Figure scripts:
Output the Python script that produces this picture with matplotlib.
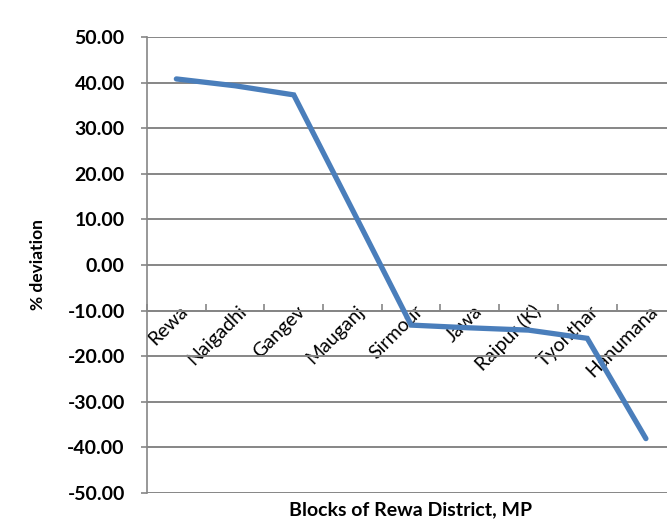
import matplotlib
matplotlib.use("Agg")
import matplotlib.pyplot as plt
from matplotlib.transforms import ScaledTranslation
import numpy as np

blocks = ["Rewa", "Naigadhi", "Gangev", "Mauganj", "Sirmour", "Jawa",
          "Raipur (K)", "Tyonthar", "Hanumana"]
deviation = [40.8, 39.3, 37.3, 12.1, -13.2, -13.8, -14.3, -16.1, -38.1]
y_ticks = [50, 40, 30, 20, 10, 0, -10, -20, -30, -40, -50]

plt.rcParams['font.family'] = ['Lato', 'DejaVu Sans']

fig = plt.figure(figsize=(6.67, 5.21), dpi=100)
ax = fig.add_axes([0.2204, 0.054, 0.792, 0.875])

x = np.arange(len(blocks))
ax.plot(x, deviation, color='#4A7EBB', lw=3.8, solid_capstyle='round',
        solid_joinstyle='miter', zorder=3)

ax.set_xlim(-0.5, len(blocks) - 0.5)
ax.set_ylim(-50, 50)
ax.set_yticks(y_ticks)
ax.set_yticklabels([f"{v:.2f}" for v in y_ticks], fontsize=14, fontweight='bold')
grid_c = '#868686'
ax.grid(axis='y', color=grid_c, lw=1.4, zorder=1)
ax.tick_params(axis='y', direction='out', length=4, width=1.2, color=grid_c, pad=12)

# category axis crossing at -10
ax.spines['bottom'].set_position(('data', -10))
ax.spines['bottom'].set_color(grid_c)
ax.spines['bottom'].set_linewidth(1.4)
ax.spines['left'].set_color(grid_c)
ax.spines['left'].set_linewidth(1.2)
ax.spines['top'].set_visible(False)
ax.spines['right'].set_visible(False)

ax.set_xticks(np.arange(len(blocks) + 1) - 0.5)
ax.set_xticklabels([])
ax.tick_params(axis='x', which='major', direction='in', length=5, width=1.2, color=grid_c)
ax.set_xticks(x, minor=True)
ax.set_xticklabels(blocks, minor=True, fontsize=14, rotation=45,
                   ha='right', va='center', rotation_mode='anchor')
ax.tick_params(axis='x', which='minor', length=0, pad=0)
shift = ScaledTranslation(9 / 100, 2 / 100, fig.dpi_scale_trans)
for lbl in ax.get_xticklabels(minor=True):
    lbl.set_transform(lbl.get_transform() + shift)

ax.set_ylabel("% deviation", fontsize=12.5, fontweight='bold', labelpad=15)
fig.text(0.615, 0.021, "Blocks of Rewa District, MP", ha='center', va='center',
         fontsize=14, fontweight='bold')

fig.savefig("out.png", dpi=100)
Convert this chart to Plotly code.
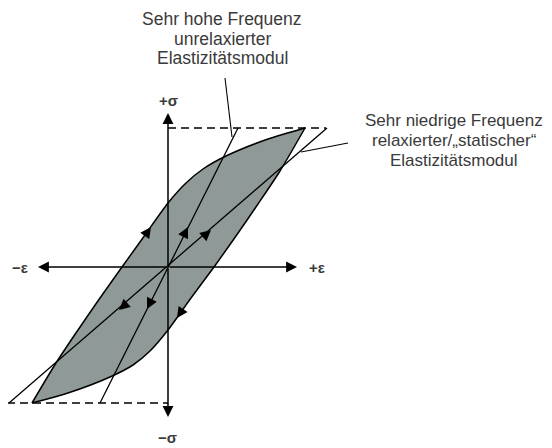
import plotly.graph_objects as go

# ---- data (strain eps, stress sigma; arbitrary diagram units) ----
upper_eps = [-136, -112, -90, -68, -46, -23, 0, 18, 35, 58, 100, 137]
upper_sig = [-136, -96, -63, -31, 0, 32, 64, 84, 98, 111, 128, 139]
lower_eps = [137, 112, 90, 68, 46, 23, 0, -18, -35, -58, -100, -136]
lower_sig = [139, 96, 63, 31, 0, -31, -63, -84, -98, -110, -126, -136]

unrelaxed_eps = [-68, 70]
unrelaxed_sig = [-136, 139]
relaxed_eps = [-159, 159]
relaxed_sig = [-136, 139]

sig_max, sig_min = 139, -136
eps_max_dash, eps_min_dash = 158, -161

axis_eps_lim = [-130, 129]
axis_sig_lim = [-150, 154]

pointer_top_eps = [57, 64]
pointer_top_sig = [189, 130]
pointer_right_eps = [180, 133]
pointer_right_sig = [124, 115]

# arrow heads on curves: tip (eps, sig) and direction vector
arrow_tips = [(-17, 40), (20, 40), (43, 37), (-49, -43), (-21, -42), (9, -51)]
arrow_dirs = [(1, 1.43), (70, 139), (159, 139), (-159, -139), (-70, -139), (-23, -34)]

label_top = ["Sehr hohe Frequenz", "unrelaxierter", "Elastizitätsmodul"]
label_right = ["Sehr niedrige Frequenz", "relaxierter/„statischer“", "Elastizitätsmodul"]

TXT = "#3a3a3a"
FONT = "Liberation Sans, Arial, sans-serif"

fig = go.Figure()

# hysteresis loop fill (between two branches)
fig.add_trace(go.Scatter(x=lower_eps, y=lower_sig, mode="lines",
                         line=dict(color="black", width=1.5, shape="spline", smoothing=0.7),
                         hoverinfo="skip"))
fig.add_trace(go.Scatter(x=upper_eps, y=upper_sig, mode="lines", fill="tonext",
                         fillcolor="#8f9997",
                         line=dict(color="black", width=1.5, shape="spline", smoothing=0.7),
                         hoverinfo="skip"))

# dashed limits
fig.add_trace(go.Scatter(x=[0, eps_max_dash], y=[sig_max, sig_max], mode="lines",
                         line=dict(color="black", width=1.3, dash="8px,5px"), hoverinfo="skip"))
fig.add_trace(go.Scatter(x=[eps_min_dash, 0], y=[sig_min, sig_min], mode="lines",
                         line=dict(color="black", width=1.3, dash="8px,5px"), hoverinfo="skip"))

# modulus lines
fig.add_trace(go.Scatter(x=unrelaxed_eps, y=unrelaxed_sig, mode="lines",
                         line=dict(color="black", width=1.3), hoverinfo="skip"))
fig.add_trace(go.Scatter(x=relaxed_eps, y=relaxed_sig, mode="lines",
                         line=dict(color="black", width=1.3), hoverinfo="skip"))

# pointer lines
fig.add_trace(go.Scatter(x=pointer_top_eps, y=pointer_top_sig, mode="lines",
                         line=dict(color="black", width=1.1), hoverinfo="skip"))
fig.add_trace(go.Scatter(x=pointer_right_eps, y=pointer_right_sig, mode="lines",
                         line=dict(color="black", width=1.1), hoverinfo="skip"))

annotations = []
# axes with arrow heads
for tx, ty in [(axis_eps_lim[0], 0), (axis_eps_lim[1], 0), (0, axis_sig_lim[0]), (0, axis_sig_lim[1])]:
    annotations.append(dict(x=tx, y=ty, ax=0, ay=0, xref="x", yref="y", axref="x", ayref="y",
                            text="", showarrow=True, arrowhead=2, arrowsize=1.45,
                            arrowwidth=1.5, arrowcolor="black", standoff=0, startstandoff=0))

# arrow heads along curves
for (tx, ty), (dx, dy) in zip(arrow_tips, arrow_dirs):
    n = (dx * dx + dy * dy) ** 0.5
    annotations.append(dict(x=tx, y=ty, ax=tx - 8 * dx / n, ay=ty - 8 * dy / n,
                            xref="x", yref="y", axref="x", ayref="y",
                            text="", showarrow=True, arrowhead=2, arrowsize=1.45,
                            arrowwidth=1.5, arrowcolor="black", standoff=0))

# text labels
for i, t in enumerate(label_top):
    annotations.append(dict(x=54, y=248 - 19.5 * i, xref="x", yref="y", text=t, showarrow=False,
                            font=dict(family=FONT, size=17.5, color=TXT), xanchor="center", yanchor="middle"))
for i, t in enumerate(label_right):
    annotations.append(dict(x=286, y=147 - 20 * i, xref="x", yref="y", text=t, showarrow=False,
                            font=dict(family=FONT, size=17, color=TXT), xanchor="center", yanchor="middle"))

for t, x, y in [("<b>+σ</b>", 0, 167), ("<b>−σ</b>", -1, -170), ("<b>−ε</b>", -148, 0), ("<b>+ε</b>", 149, 0)]:
    annotations.append(dict(x=x, y=y, xref="x", yref="y", text=t, showarrow=False,
                            font=dict(family=FONT, size=15, color=TXT), xanchor="center", yanchor="middle"))

# page body has an 8px margin: figure is sized and ranged so the content sits as in the reference
fig.update_layout(
    width=544, height=440, autosize=False,
    margin=dict(l=0, r=0, t=0, b=0, pad=0),
    paper_bgcolor="white", plot_bgcolor="white",
    showlegend=False,
    xaxis=dict(range=[-160, 384], visible=False, fixedrange=True),
    yaxis=dict(range=[-181, 259], visible=False, fixedrange=True),
    annotations=annotations,
)

fig.write_html("out.html")
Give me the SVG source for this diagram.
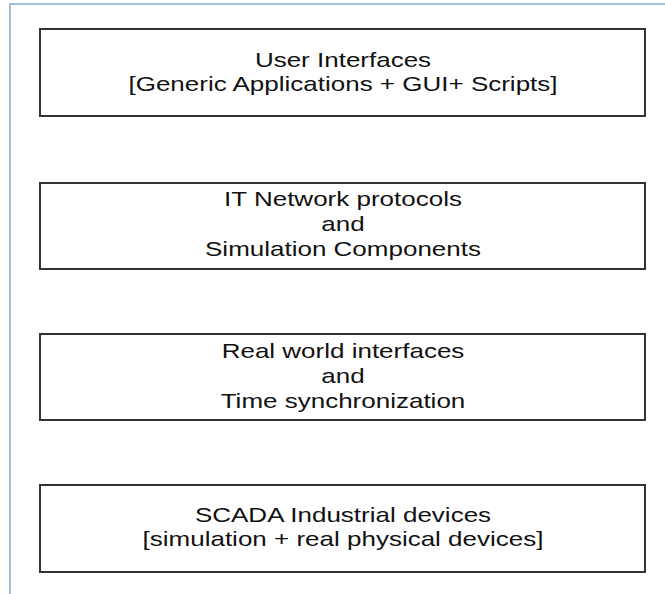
<svg xmlns="http://www.w3.org/2000/svg" width="665" height="594" viewBox="0 0 665 594">
  <style>
    .frame { fill: none; stroke: #a3bedc; stroke-width: 2; }
    .layer { fill: #ffffff; stroke: #333333; stroke-width: 2; }
    .label { font-family: "Liberation Sans", Arial, sans-serif; font-size: 20px; fill: #111111; text-anchor: middle; }
  </style>
  <rect x="0" y="0" width="665" height="594" fill="#ffffff"/>
  <!-- outer page frame, left and top edges -->
  <path class="frame" d="M10,594 V4 H665"/>

  <g id="user-interfaces">
    <rect class="layer" x="40" y="29" width="605" height="87"/>
    <g transform="translate(343 0) scale(1.3 1)">
      <text class="label" x="0" y="67">User Interfaces</text>
      <text class="label" x="0" y="91">[Generic Applications + GUI+ Scripts]</text>
    </g>
  </g>

  <g id="it-network">
    <rect class="layer" x="40" y="183" width="605" height="86"/>
    <g transform="translate(343 0) scale(1.3 1)">
      <text class="label" x="0" y="206">IT Network protocols</text>
      <text class="label" x="0" y="231">and</text>
      <text class="label" x="0" y="256">Simulation Components</text>
    </g>
  </g>

  <g id="real-world">
    <rect class="layer" x="40" y="334" width="605" height="86"/>
    <g transform="translate(343 0) scale(1.3 1)">
      <text class="label" x="0" y="358">Real world interfaces</text>
      <text class="label" x="0" y="383">and</text>
      <text class="label" x="0" y="408">Time synchronization</text>
    </g>
  </g>

  <g id="scada-devices">
    <rect class="layer" x="40" y="485" width="605" height="87"/>
    <g transform="translate(343 0) scale(1.3 1)">
      <text class="label" x="0" y="522">SCADA Industrial devices</text>
      <text class="label" x="0" y="546">[simulation + real physical devices]</text>
    </g>
  </g>

  <g id="connectors"/>
</svg>
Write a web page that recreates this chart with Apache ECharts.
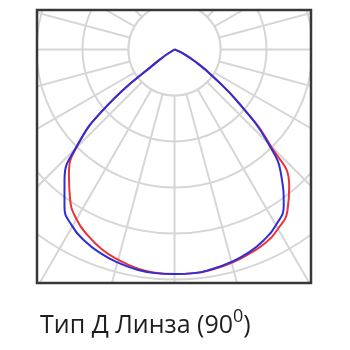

STATED PROBLEM: Copy out each line in the listing that has the word "with".

WRITTEN RESPONSE:
Output the Python script that produces this picture with matplotlib.
# axes with arrow heads
Write a web page that recreates this chart with Apache ECharts.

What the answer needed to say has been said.